Sept 11

Posted on Tuesday, Sep 11, 2007

I wasn’t using LJ in Sept 2001, so I don’t have any posts or electronic recollections from the day.

Here’s what I posted last year – of course my memory of the day has not changed, so I will just quote it:

I woke up, and walked over to the computer to check my email before getting in the shower. Joeycat’s status on YIM was something like “a plane flew into the World Trade Center”. So I went back into the living room, and turned on CNN. I think was when only one tower had been hit yet, so I was watching TV when the second tower was hit. I think. Honestly, I don’t remember. But I do remember watching CNN when the towers fell.

I was sitting in the living room, transfixed on the television. I think at some point Susanna and/or Kristen (my roommates) must have woken up/come in, but I don’t remember. I do remember sending my boss a text page saying “hey, I’m running late this morning because I’ve been watching the news”.

I arrived at my office in downtown Chicago around 9:30 AM. About ten minutes after I got in, the news came that they were evacuating our building, and everyone should go home. I got on the L, and was quite nervous for the few minutes when the train went past the Quincy stop (next to the Sears Tower).

Went home, and Susanna and Kristen and I went for a walk and got some ice cream. Our neighborhood was so strange – very quiet, and it was eerie not seeing/hearing any planes overhead. We posted on Windyhop that anyone who was upset, confused, or just needed to be around people were welcome to come to our house that day/evening.

We ended up with about 10-15 people at our house throughout the evening. Some of them were folks I never really got along with, but that day we all needed to be by someone. We all had friends and family in NYC, and were quite worried. Things like swing dancing politics went right out the window that day.

I also remember that a few days later (maybe it was the next day, I don’t recall), that the was a “moment of silence” around lunchtime. Jeff and I were at the West Egg restaurant (now called the Atrium) drinking coffee and smoking while that happened. It’s weird, but that will always be a permanent memory of mine as regards 911, even though it didn’t happen ON 911.

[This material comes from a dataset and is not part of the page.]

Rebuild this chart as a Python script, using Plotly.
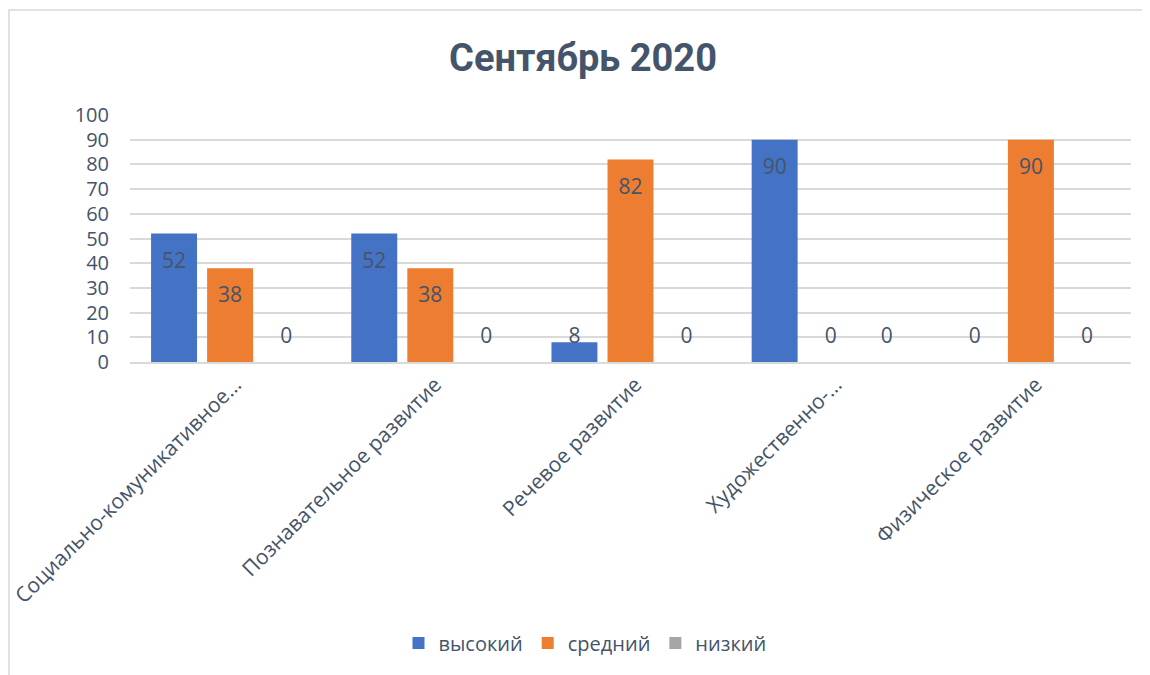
import plotly.graph_objects as go

categories = ["Социально-комуникативное…", "Познавательное развитие", "Речевое развитие",
              "Художественно-…", "Физическое развитие"]
series_names = ["высокий", "средний", "низкий"]
vysokiy = [52, 52, 8, 90, 0]
sredniy = [38, 38, 82, 0, 90]
nizkiy = [0, 0, 0, 0, 0]
y_ticks = [0, 10, 20, 30, 40, 50, 60, 70, 80, 90, 100]

series_values = [vysokiy, sredniy, nizkiy]
colors = ["#4472C4", "#ED7D31", "#A5A5A5"]
TXT = "#44546A"
FONT = "Open Sans"

# page body has an 8px margin, so figure coords = screenshot coords - 8
L, R, T, B = 122, 1123, 107, 354
PW, PH = R - L, B - T

bargap = 0.16
nser = len(series_values)
slot = (1 - bargap) / nser
xs = list(range(len(categories)))

fig = go.Figure()
for name, vals, col in zip(series_names, series_values, colors):
    fig.add_trace(go.Bar(x=xs, y=vals, name=name, marker=dict(color=col, line=dict(width=0)),
                         hoverinfo="y+name"))

# data labels (inside end, like the source chart)
for s, vals in enumerate(series_values):
    off = (s - (nser - 1) / 2) * slot
    fig.add_trace(go.Scatter(
        x=[i + off for i in xs],
        y=[max(v, 21.4) - 11.7 for v in vals],
        text=[str(v) for v in vals],
        mode="text",
        textfont=dict(family=FONT, size=21, color=TXT),
        showlegend=False, hoverinfo="skip"))

fig.update_layout(
    width=1150, height=675,
    paper_bgcolor="white", plot_bgcolor="white",
    barmode="group", bargap=bargap, bargroupgap=0.18,
    margin=dict(l=L, r=1150 - R, t=T, b=675 - B, autoexpand=False),
    title=dict(text="<b>Сентябрь 2020</b>", x=575 / 1150, xanchor="center", xref="container",
               y=1 - 50 / 675, yanchor="middle", yref="container",
               font=dict(family="Roboto", size=38, color=TXT)),
    font=dict(family=FONT, size=19, color=TXT),
    legend=dict(orientation="h", x=(577 - L) / PW, xanchor="center",
                y=(B - 635) / PH, yanchor="middle",
                font=dict(family=FONT, size=20, color=TXT),
                itemwidth=30, traceorder="normal"),
    showlegend=True,
)
fig.update_xaxes(range=[-0.5, len(categories) - 0.5], tickvals=xs, ticktext=categories,
                 tickangle=-45, showgrid=False, zeroline=False, showline=True,
                 linecolor="#D9D9D9", linewidth=2, ticks="",
                 ticklabeloverflow="allow", ticklabelshift=5,
                 tickfont=dict(family=FONT, size=21, color=TXT))
fig.update_yaxes(range=[0, 100], tickvals=y_ticks, showgrid=True, gridcolor="#D9D9D9",
                 gridwidth=2, zeroline=False, showline=False, ticks="",
                 ticklabelstandoff=20,
                 tickfont=dict(family=FONT, size=20, color=TXT))

# chart area border
fig.add_shape(type="rect", xref="paper", yref="paper",
              x0=(1 - L) / PW, x1=(1160 - L) / PW,
              y0=(B - 1000) / PH, y1=(B - 2) / PH,
              line=dict(color="#D9D9D9", width=1.5), fillcolor="rgba(0,0,0,0)", layer="below")

fig.write_html("out.html")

I was in NYC a few weeks after the attacks, for Y3A. It was only my second time in New York, but even I could tell that the city felt DIFFERENT. I remember sitting on the floor at Nando’s house on Sunday morning, getting ready to go to Central Park, when the President came on the television to inform us that we were going to war in Afghanistan.

I remember skipping Frankie Manning’s birthday celebration in 2002 because I was afraid to fly over Memorial Day weekend.

I remember last summer being at the PATH station where the WTC stood, and looking into the gaping hole.

I remember being so relieved that none of the people I love were harmed by any of this. And I remember wondering why I deserved to be so lucky.

Ogden on Yehoodi posted this on 9/11/2001, and I think he hit the nail on the head:

EVERYONE: Remember where you are today, remember your feelings as you hear the news roll in, fix it in you mind because there are not many time where you can say that you were there when the world changed. Today the world has changed, and its not pretty. We now know what Americans felt on that “Day that would live in infamy.” Remember this so that you can convey it to your children and your grandchildren. And I am not being overly dramatic. The United States has been proven vulnerable today, the last time that happened we spent the next 5 years embroiled in a world war that changed the face of the world forever. When the human toll comes in the American public will give the government Carte Blanc to resolve and rettaliate as they see fit.

Make no mistake, the world tomorrow will be a different place than the world today. What will come of this? Who can say? But whatever the results, good or bad, remember it, freeze it in your mind, so you can say you were there the day the world changed, and you can remember the way it was.